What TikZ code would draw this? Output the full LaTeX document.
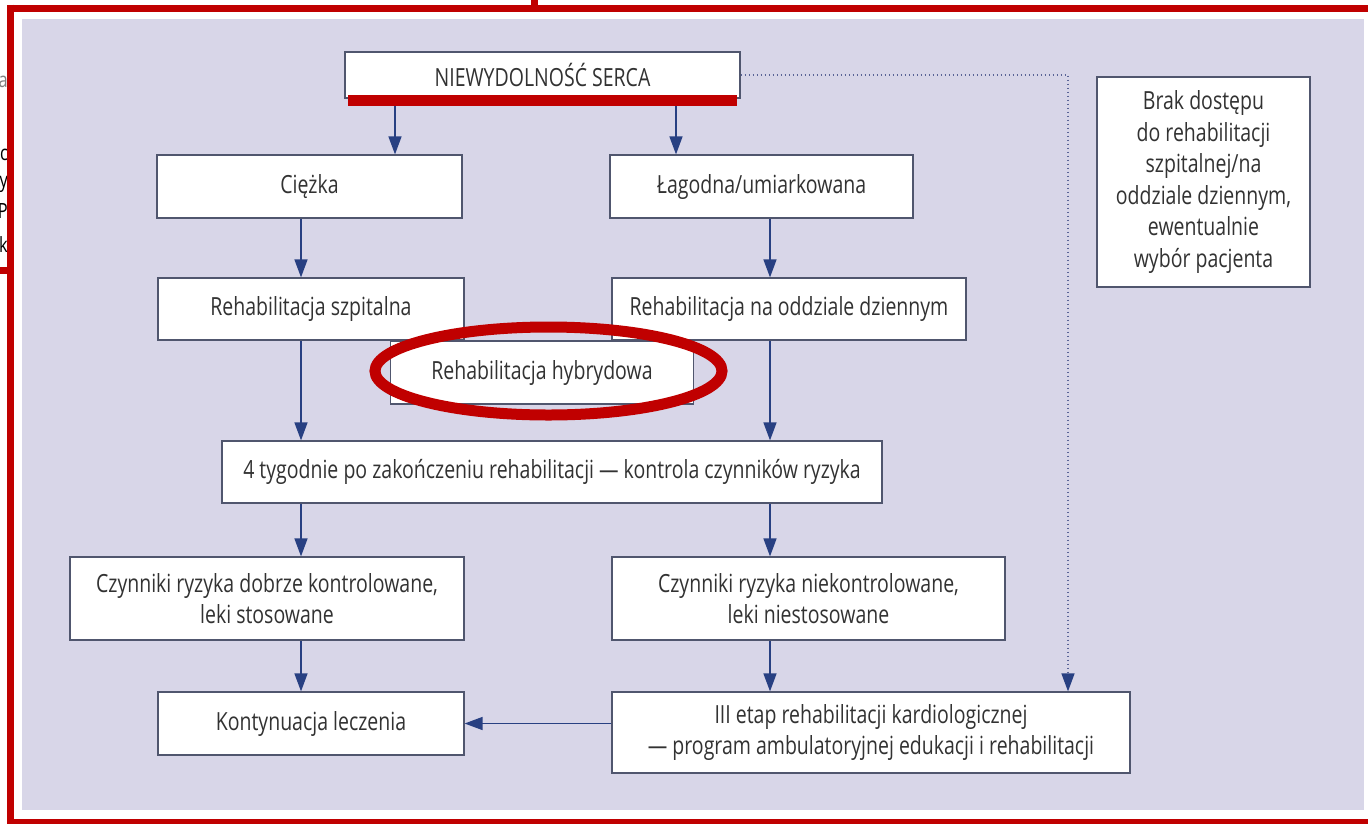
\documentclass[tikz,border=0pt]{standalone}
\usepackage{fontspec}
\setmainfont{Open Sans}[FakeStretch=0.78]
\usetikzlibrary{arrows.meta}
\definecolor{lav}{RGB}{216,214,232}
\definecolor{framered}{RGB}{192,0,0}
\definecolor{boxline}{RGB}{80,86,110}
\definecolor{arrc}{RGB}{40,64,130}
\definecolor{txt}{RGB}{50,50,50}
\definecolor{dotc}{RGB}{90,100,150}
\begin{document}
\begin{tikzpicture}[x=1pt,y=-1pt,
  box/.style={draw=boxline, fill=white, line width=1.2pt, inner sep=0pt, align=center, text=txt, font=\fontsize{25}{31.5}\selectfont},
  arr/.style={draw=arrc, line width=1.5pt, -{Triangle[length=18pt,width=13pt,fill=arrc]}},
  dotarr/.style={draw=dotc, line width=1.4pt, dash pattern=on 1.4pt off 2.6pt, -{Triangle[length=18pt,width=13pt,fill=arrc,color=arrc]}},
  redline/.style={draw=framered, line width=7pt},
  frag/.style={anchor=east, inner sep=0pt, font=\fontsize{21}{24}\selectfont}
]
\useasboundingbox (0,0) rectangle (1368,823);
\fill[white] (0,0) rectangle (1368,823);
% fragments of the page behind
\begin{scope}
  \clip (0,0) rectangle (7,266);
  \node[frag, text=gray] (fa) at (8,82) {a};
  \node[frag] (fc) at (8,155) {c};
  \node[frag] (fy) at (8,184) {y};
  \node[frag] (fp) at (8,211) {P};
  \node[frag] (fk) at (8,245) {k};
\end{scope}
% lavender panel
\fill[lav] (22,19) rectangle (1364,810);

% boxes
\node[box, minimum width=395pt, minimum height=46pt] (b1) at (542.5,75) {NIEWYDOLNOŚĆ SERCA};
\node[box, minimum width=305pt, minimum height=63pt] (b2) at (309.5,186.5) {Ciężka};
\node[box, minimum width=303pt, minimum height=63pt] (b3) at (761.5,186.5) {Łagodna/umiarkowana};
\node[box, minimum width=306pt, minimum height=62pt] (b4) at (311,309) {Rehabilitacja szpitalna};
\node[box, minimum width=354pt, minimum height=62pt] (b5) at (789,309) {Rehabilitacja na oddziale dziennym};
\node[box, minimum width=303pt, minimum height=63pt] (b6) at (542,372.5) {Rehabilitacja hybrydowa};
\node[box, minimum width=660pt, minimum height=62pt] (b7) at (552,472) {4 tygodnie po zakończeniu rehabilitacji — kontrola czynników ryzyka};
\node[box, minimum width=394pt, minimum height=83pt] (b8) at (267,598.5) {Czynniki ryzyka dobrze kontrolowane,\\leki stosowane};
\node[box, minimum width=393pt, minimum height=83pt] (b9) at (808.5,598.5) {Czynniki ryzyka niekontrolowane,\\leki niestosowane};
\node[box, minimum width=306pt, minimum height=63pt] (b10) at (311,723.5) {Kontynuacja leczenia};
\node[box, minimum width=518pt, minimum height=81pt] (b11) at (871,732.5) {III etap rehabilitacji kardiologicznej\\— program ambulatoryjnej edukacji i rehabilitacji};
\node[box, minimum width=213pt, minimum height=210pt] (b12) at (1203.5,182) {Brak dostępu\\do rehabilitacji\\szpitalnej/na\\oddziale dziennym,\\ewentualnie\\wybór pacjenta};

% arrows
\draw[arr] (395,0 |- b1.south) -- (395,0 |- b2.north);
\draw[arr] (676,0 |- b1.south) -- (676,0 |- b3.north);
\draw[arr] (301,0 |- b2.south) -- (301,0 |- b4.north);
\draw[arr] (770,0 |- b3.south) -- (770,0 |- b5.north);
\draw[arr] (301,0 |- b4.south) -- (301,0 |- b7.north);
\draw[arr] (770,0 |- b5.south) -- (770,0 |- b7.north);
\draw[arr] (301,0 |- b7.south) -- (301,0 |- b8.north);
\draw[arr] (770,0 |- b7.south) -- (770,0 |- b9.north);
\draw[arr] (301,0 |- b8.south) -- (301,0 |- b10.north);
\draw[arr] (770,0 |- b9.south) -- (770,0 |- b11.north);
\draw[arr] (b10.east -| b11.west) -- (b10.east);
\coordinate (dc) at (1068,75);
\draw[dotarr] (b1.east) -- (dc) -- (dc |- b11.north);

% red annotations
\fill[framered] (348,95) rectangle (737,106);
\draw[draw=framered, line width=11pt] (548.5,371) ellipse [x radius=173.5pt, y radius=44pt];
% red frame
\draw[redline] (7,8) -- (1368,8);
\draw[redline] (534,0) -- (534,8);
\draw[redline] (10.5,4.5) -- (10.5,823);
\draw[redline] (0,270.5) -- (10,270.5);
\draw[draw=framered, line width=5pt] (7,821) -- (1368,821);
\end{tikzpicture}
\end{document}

◇ ◇ ◇ ◇ ◇ ◇ ◇

**Direction:**
Without the pictures, write out the whole listing above exactly as it appears.

**Response:**
What TikZ code would draw this? Output the full LaTeX document.
\documentclass[tikz,border=0pt]{standalone}
\usepackage{fontspec}
\setmainfont{Open Sans}[FakeStretch=0.78]
\usetikzlibrary{arrows.meta}
\definecolor{lav}{RGB}{216,214,232}
\definecolor{framered}{RGB}{192,0,0}
\definecolor{boxline}{RGB}{80,86,110}
\definecolor{arrc}{RGB}{40,64,130}
\definecolor{txt}{RGB}{50,50,50}
\definecolor{dotc}{RGB}{90,100,150}
\begin{document}
\begin{tikzpicture}[x=1pt,y=-1pt,
  box/.style={draw=boxline, fill=white, line width=1.2pt, inner sep=0pt, align=center, text=txt, font=\fontsize{25}{31.5}\selectfont},
  arr/.style={draw=arrc, line width=1.5pt, -{Triangle[length=18pt,width=13pt,fill=arrc]}},
  dotarr/.style={draw=dotc, line width=1.4pt, dash pattern=on 1.4pt off 2.6pt, -{Triangle[length=18pt,width=13pt,fill=arrc,color=arrc]}},
  redline/.style={draw=framered, line width=7pt},
  frag/.style={anchor=east, inner sep=0pt, font=\fontsize{21}{24}\selectfont}
]
\useasboundingbox (0,0) rectangle (1368,823);
\fill[white] (0,0) rectangle (1368,823);
% fragments of the page behind
\begin{scope}
  \clip (0,0) rectangle (7,266);
  \node[frag, text=gray] (fa) at (8,82) {a};
  \node[frag] (fc) at (8,155) {c};
  \node[frag] (fy) at (8,184) {y};
  \node[frag] (fp) at (8,211) {P};
  \node[frag] (fk) at (8,245) {k};
\end{scope}
% lavender panel
\fill[lav] (22,19) rectangle (1364,810);

% boxes
\node[box, minimum width=395pt, minimum height=46pt] (b1) at (542.5,75) {NIEWYDOLNOŚĆ SERCA};
\node[box, minimum width=305pt, minimum height=63pt] (b2) at (309.5,186.5) {Ciężka};
\node[box, minimum width=303pt, minimum height=63pt] (b3) at (761.5,186.5) {Łagodna/umiarkowana};
\node[box, minimum width=306pt, minimum height=62pt] (b4) at (311,309) {Rehabilitacja szpitalna};
\node[box, minimum width=354pt, minimum height=62pt] (b5) at (789,309) {Rehabilitacja na oddziale dziennym};
\node[box, minimum width=303pt, minimum height=63pt] (b6) at (542,372.5) {Rehabilitacja hybrydowa};
\node[box, minimum width=660pt, minimum height=62pt] (b7) at (552,472) {4 tygodnie po zakończeniu rehabilitacji — kontrola czynników ryzyka};
\node[box, minimum width=394pt, minimum height=83pt] (b8) at (267,598.5) {Czynniki ryzyka dobrze kontrolowane,\\leki stosowane};
\node[box, minimum width=393pt, minimum height=83pt] (b9) at (808.5,598.5) {Czynniki ryzyka niekontrolowane,\\leki niestosowane};
\node[box, minimum width=306pt, minimum height=63pt] (b10) at (311,723.5) {Kontynuacja leczenia};
\node[box, minimum width=518pt, minimum height=81pt] (b11) at (871,732.5) {III etap rehabilitacji kardiologicznej\\— program ambulatoryjnej edukacji i rehabilitacji};
\node[box, minimum width=213pt, minimum height=210pt] (b12) at (1203.5,182) {Brak dostępu\\do rehabilitacji\\szpitalnej/na\\oddziale dziennym,\\ewentualnie\\wybór pacjenta};

% arrows
\draw[arr] (395,0 |- b1.south) -- (395,0 |- b2.north);
\draw[arr] (676,0 |- b1.south) -- (676,0 |- b3.north);
\draw[arr] (301,0 |- b2.south) -- (301,0 |- b4.north);
\draw[arr] (770,0 |- b3.south) -- (770,0 |- b5.north);
\draw[arr] (301,0 |- b4.south) -- (301,0 |- b7.north);
\draw[arr] (770,0 |- b5.south) -- (770,0 |- b7.north);
\draw[arr] (301,0 |- b7.south) -- (301,0 |- b8.north);
\draw[arr] (770,0 |- b7.south) -- (770,0 |- b9.north);
\draw[arr] (301,0 |- b8.south) -- (301,0 |- b10.north);
\draw[arr] (770,0 |- b9.south) -- (770,0 |- b11.north);
\draw[arr] (b10.east -| b11.west) -- (b10.east);
\coordinate (dc) at (1068,75);
\draw[dotarr] (b1.east) -- (dc) -- (dc |- b11.north);

% red annotations
\fill[framered] (348,95) rectangle (737,106);
\draw[draw=framered, line width=11pt] (548.5,371) ellipse [x radius=173.5pt, y radius=44pt];
% red frame
\draw[redline] (7,8) -- (1368,8);
\draw[redline] (534,0) -- (534,8);
\draw[redline] (10.5,4.5) -- (10.5,823);
\draw[redline] (0,270.5) -- (10,270.5);
\draw[draw=framered, line width=5pt] (7,821) -- (1368,821);
\end{tikzpicture}
\end{document}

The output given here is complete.